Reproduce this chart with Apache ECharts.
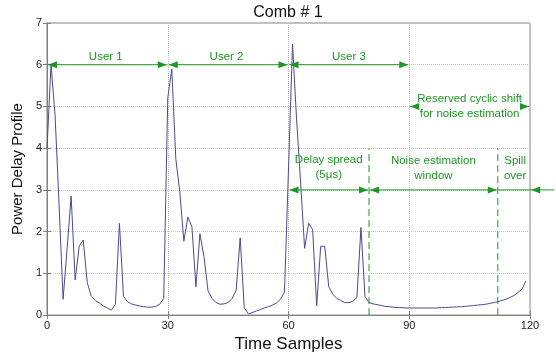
<!DOCTYPE html>
<html><head><meta charset="utf-8">
<script src="https://cdn.jsdelivr.net/npm/echarts@6/dist/echarts.min.js"></script>
<style>html,body{margin:0;padding:0;background:#fff}#c{width:556px;height:358px}</style>
</head><body><div id="c"></div>
<script>
// ---- data ----
const titleText = 'Comb # 1';
const xAxisName = 'Time Samples';
const yAxisName = 'Power Delay Profile';
const xTickValues = [0, 30, 60, 90, 120];
const yTickValues = [0, 1, 2, 3, 4, 5, 6, 7];
const powerDelayProfile = [
  4.0, 6.0, 4.8, 2.65, 0.38, 1.6, 2.85, 0.84, 1.65, 1.8,
  0.78, 0.45, 0.35, 0.29, 0.22, 0.17, 0.12, 0.26, 2.2, 0.45,
  0.32, 0.27, 0.24, 0.22, 0.2, 0.19, 0.19, 0.21, 0.26, 0.4,
  5.2, 5.9, 3.75, 2.95, 1.77, 2.35, 2.12, 0.68, 1.95, 1.4,
  0.58, 0.4, 0.3, 0.26, 0.27, 0.3, 0.4, 0.6, 1.85, 0.18,
  0.03, 0.06, 0.1, 0.13, 0.17, 0.2, 0.24, 0.29, 0.38, 0.55,
  3.5, 6.5, 4.7, 3.2, 1.6, 2.2, 2.05, 0.22, 1.65, 1.65,
  0.68, 0.5, 0.4, 0.35, 0.3, 0.3, 0.33, 0.42, 2.1, 0.45,
  0.3, 0.27, 0.25, 0.23, 0.21, 0.2, 0.19, 0.18, 0.18, 0.17,
  0.17, 0.17, 0.17, 0.17, 0.17, 0.17, 0.17, 0.17, 0.18, 0.18,
  0.19, 0.19, 0.2, 0.2, 0.21, 0.22, 0.23, 0.24, 0.25, 0.26,
  0.28, 0.3, 0.32, 0.35, 0.38, 0.42, 0.47, 0.54, 0.62, 0.82
];
const sampleIndex = powerDelayProfile.map((v, i) => i);

// annotation definitions (data coordinates)
const userArrows = [[0, 30, 6], [30, 60, 6], [60, 90, 6]];
const userLabels = [['User 1', 14.6, 6.2], ['User 2', 44.6, 6.2], ['User 3', 75, 6.2]];
const reservedArrow = [90, 120, 5];
const reservedLabel = ['Reserved cyclic shift\nfor noise estimation', 105, 5.0];
const windowArrows = [[60, 80, 3], [80, 112, 3]];
const windowLabels = [['Delay spread\n(5\u03bcs)', 70, 3.54], ['Noise estimation\nwindow', 96, 3.52], ['Spill\nover', 116.3, 3.52]];
const dashedMarkers = [[80, 0, 4], [112, 0, 4]];
const spillLine = [112, 126, 3, 120.3];

const green = '#1e9622';
const font = 'Liberation Sans, Arial, sans-serif';

const chart = echarts.init(document.getElementById('c'), null, {renderer: 'canvas'});
const axisGray = '#808080';
const option = {
  animation: false,
  backgroundColor: '#fff',
  title: {
    text: titleText, left: 288, top: 5, padding: 0, textAlign: 'center',
    textStyle: {fontFamily: font, fontSize: 16, fontWeight: 'normal', color: '#111'}
  },
  grid: {left: 47, top: 23, width: 483, height: 301, show: true, borderColor: axisGray, borderWidth: 1},
  xAxis: [{
    type: 'value', min: xTickValues[0], max: xTickValues[xTickValues.length - 1], interval: 30,
    name: xAxisName, nameLocation: 'middle', nameGap: 17,
    nameTextStyle: {fontFamily: font, fontSize: 17, color: '#111'},
    axisLine: {show: true, lineStyle: {color: axisGray}},
    axisTick: {show: true, inside: true, length: 4, lineStyle: {color: axisGray}},
    axisLabel: {fontFamily: font, fontSize: 11, color: '#222', margin: 5},
    splitLine: {show: true, lineStyle: {color: '#c4c4c4', type: 'dotted'}}
  }, {
    type: 'value', position: 'top', min: 0, max: 120, interval: 30,
    axisLine: {show: true, lineStyle: {color: axisGray}},
    axisTick: {show: true, inside: true, length: 4, lineStyle: {color: axisGray}},
    axisLabel: {show: false}, splitLine: {show: false}
  }],
  yAxis: [{
    type: 'value', min: yTickValues[0], max: yTickValues[yTickValues.length - 1], interval: 1,
    name: yAxisName, nameLocation: 'middle', nameGap: 18, nameRotate: 90,
    nameTextStyle: {fontFamily: font, fontSize: 15, color: '#111'},
    axisLine: {show: true, lineStyle: {color: axisGray}},
    axisTick: {show: true, inside: true, length: 4, lineStyle: {color: axisGray}},
    axisLabel: {fontFamily: font, fontSize: 11, color: '#222', margin: 5},
    splitLine: {show: true, lineStyle: {color: '#c4c4c4', type: 'dotted'}}
  }, {
    type: 'value', position: 'right', min: 0, max: 7, interval: 1,
    axisLine: {show: true, lineStyle: {color: axisGray}},
    axisTick: {show: true, inside: true, length: 4, lineStyle: {color: axisGray}},
    axisLabel: {show: false}, splitLine: {show: false}
  }],
  series: [{
    type: 'line', xAxisIndex: 0, yAxisIndex: 0,
    data: sampleIndex.map((x, i) => [x, powerDelayProfile[i]]),
    showSymbol: false, symbol: 'none',
    lineStyle: {color: '#4a4a90', width: 1}, z: 3
  }]
};
chart.setOption(option);

function P(x, y) { return chart.convertToPixel({gridIndex: 0}, [x, y]); }
const G = [];
function line(a, b, z, dash) {
  G.push({type: 'line', silent: true, z: z || 5,
    shape: {x1: a[0], y1: a[1], x2: b[0], y2: b[1]},
    style: {stroke: green, lineWidth: 1, lineDash: dash || null}});
}
function head(tip, dir) {
  const L = 9, W = 3.5;
  G.push({type: 'polygon', silent: true, z: 8,
    shape: {points: [[tip[0], tip[1]], [tip[0] - dir * L, tip[1] - W], [tip[0] - dir * L, tip[1] + W]]},
    style: {fill: green}});
}
function arrow(x1, x2, y) {
  const a = P(x1, y), b = P(x2, y);
  a[0] += 1; b[0] -= 1;
  line(a, b, 5);
  head(a, -1); head(b, 1);
}
function label(t, x, y, bg) {
  const p = P(x, y);
  const st = {text: t, x: p[0], y: p[1], align: 'center', verticalAlign: 'middle',
    textAlign: 'center', textVerticalAlign: 'middle',
    font: '11.5px ' + font, fill: green, lineHeight: 14.5};
  if (bg) { st.backgroundColor = '#fff'; st.padding = [0, 0]; }
  G.push({type: 'text', silent: true, z: 7, style: st});
}
userArrows.forEach(a => arrow(a[0], a[1], a[2]));
userLabels.forEach(l => label(l[0], l[1], l[2]));
arrow(reservedArrow[0], reservedArrow[1], reservedArrow[2]);
label(reservedLabel[0], reservedLabel[1], reservedLabel[2], true);
windowArrows.forEach(a => arrow(a[0], a[1], a[2]));
windowLabels.forEach(l => label(l[0], l[1], l[2]));
dashedMarkers.forEach(d => line(P(d[0], d[1]), P(d[0], d[2]), 4, [7, 4]));
(function () {
  const a = P(spillLine[0], spillLine[2]), b = P(spillLine[1], spillLine[2]);
  line(a, b, 5);
  head(P(spillLine[3], spillLine[2]), -1);
})();
chart.setOption({graphic: G});
</script>
</body></html>
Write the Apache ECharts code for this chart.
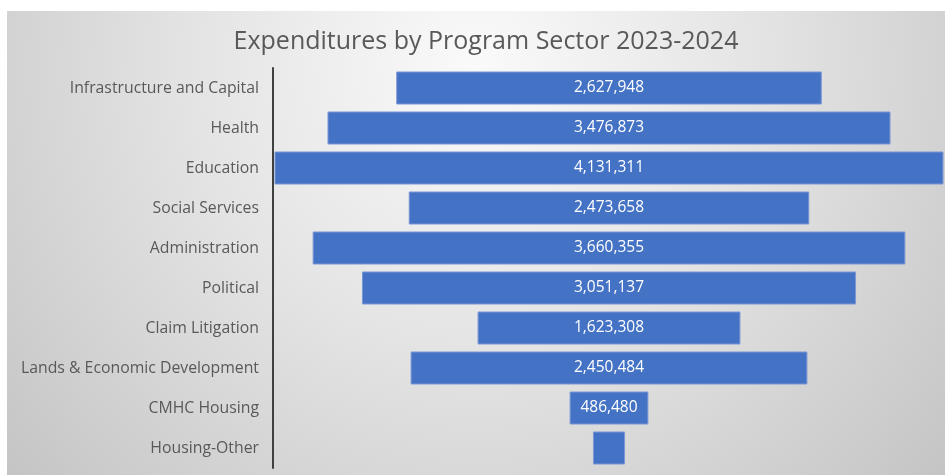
<!DOCTYPE html>
<html>
<head>
<meta charset="utf-8">
<script src="https://cdn.jsdelivr.net/npm/echarts@6/dist/echarts.min.js"></script>
<style>
  html, body { margin: 0; padding: 0; background: #ffffff; }
  #chart { width: 945px; height: 475px; }
</style>
</head>
<body>
<div id="chart"></div>
<script>
// Program sectors, top to bottom
const categories = [
  'Infrastructure and Capital',
  'Health',
  'Education',
  'Social Services',
  'Administration',
  'Political',
  'Claim Litigation',
  'Lands & Economic Development',
  'CMHC Housing',
  'Housing-Other'
];
// Expenditure per sector
const expenditures = [2627948, 3476873, 4131311, 2473658, 3660355, 3051137, 1623308, 2450484, 486480, 198000];
// Sectors whose value label is shown inside the bar
const showLabel = [true, true, true, true, true, true, true, true, true, false];

const axisMax = 4150000;
// Invisible offsets that centre each bar on the axis
const offsets = expenditures.map(v => (axisMax - v) / 2);

const chart = echarts.init(document.getElementById('chart'));
const FONT = '"Open Sans", sans-serif';

chart.setOption({
  animation: false,
  graphic: [{
    type: 'rect',
    left: 7, top: 11,
    shape: { width: 938, height: 464 },
    silent: true,
    z: -10,
    style: {
      fill: {
        type: 'radial', x: 0.5, y: 0.12, r: 1.35,
        colorStops: [
          { offset: 0, color: '#fafafa' },
          { offset: 0.45, color: '#e4e4e4' },
          { offset: 1, color: '#c4c4c4' }
        ]
      }
    }
  }],
  title: {
    text: 'Expenditures by Program Sector 2023-2024',
    left: 481, top: 24, textAlign: 'center',
    textStyle: { fontFamily: FONT, fontWeight: 'normal', fontSize: 25, color: '#595959' }
  },
  grid: { left: 273, right: 0, top: 68, bottom: 7, containLabel: false },
  xAxis: {
    type: 'value', min: 0, max: axisMax, show: false
  },
  yAxis: {
    type: 'category',
    inverse: true,
    data: categories,
    axisLine: { show: true, lineStyle: { color: '#404040', width: 2 } },
    axisTick: { show: false },
    axisLabel: { fontFamily: FONT, fontSize: 15.8, color: '#595959', margin: 14 }
  },
  series: [
    {
      type: 'bar', stack: 'f', data: offsets, silent: true,
      itemStyle: { color: 'transparent' }, barCategoryGap: '17.5%'
    },
    {
      type: 'bar', stack: 'f',
      data: expenditures.map((v, i) => ({
        value: v,
        label: { show: showLabel[i] }
      })),
      barCategoryGap: '17.5%',
      itemStyle: { color: '#4472C4', borderColor: '#7b97d4', borderWidth: 1 },
      label: {
        show: true, position: 'inside', color: '#ffffff',
        fontFamily: FONT, fontSize: 15.5,
        formatter: p => p.value.toLocaleString('en-US')
      }
    }
  ]
});
</script>
</body>
</html>
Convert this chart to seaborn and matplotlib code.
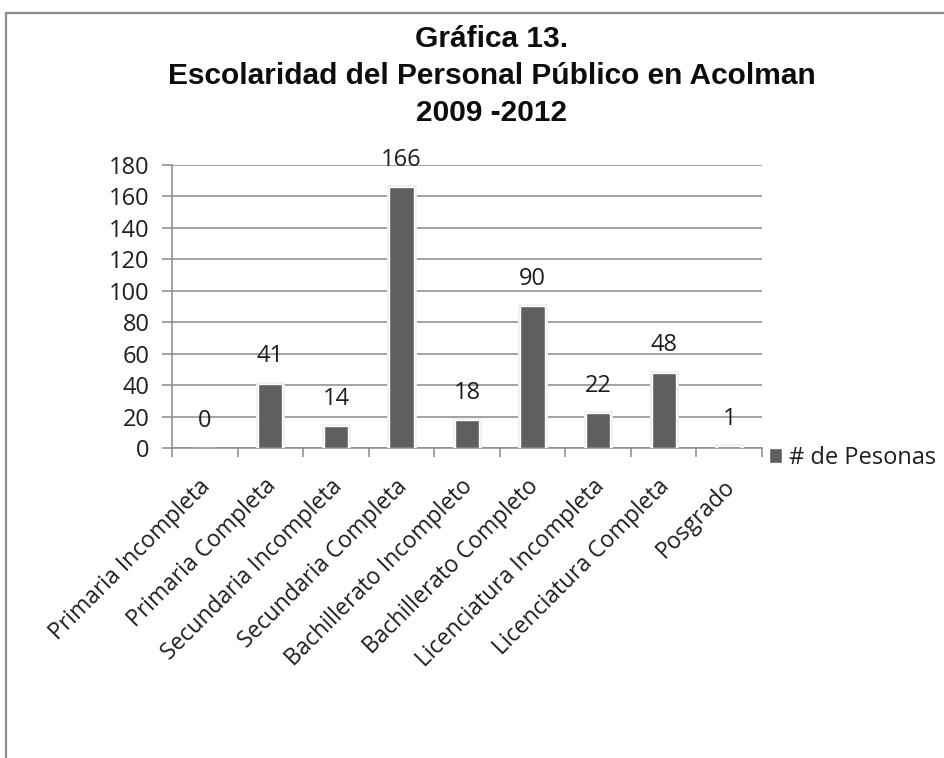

· · ·

◆ Short exercise
From the entries above, pull out each line that includes "Apache".

◆ Task answer
Reproduce this chart with Apache ECharts.
Write the Apache ECharts code for this chart.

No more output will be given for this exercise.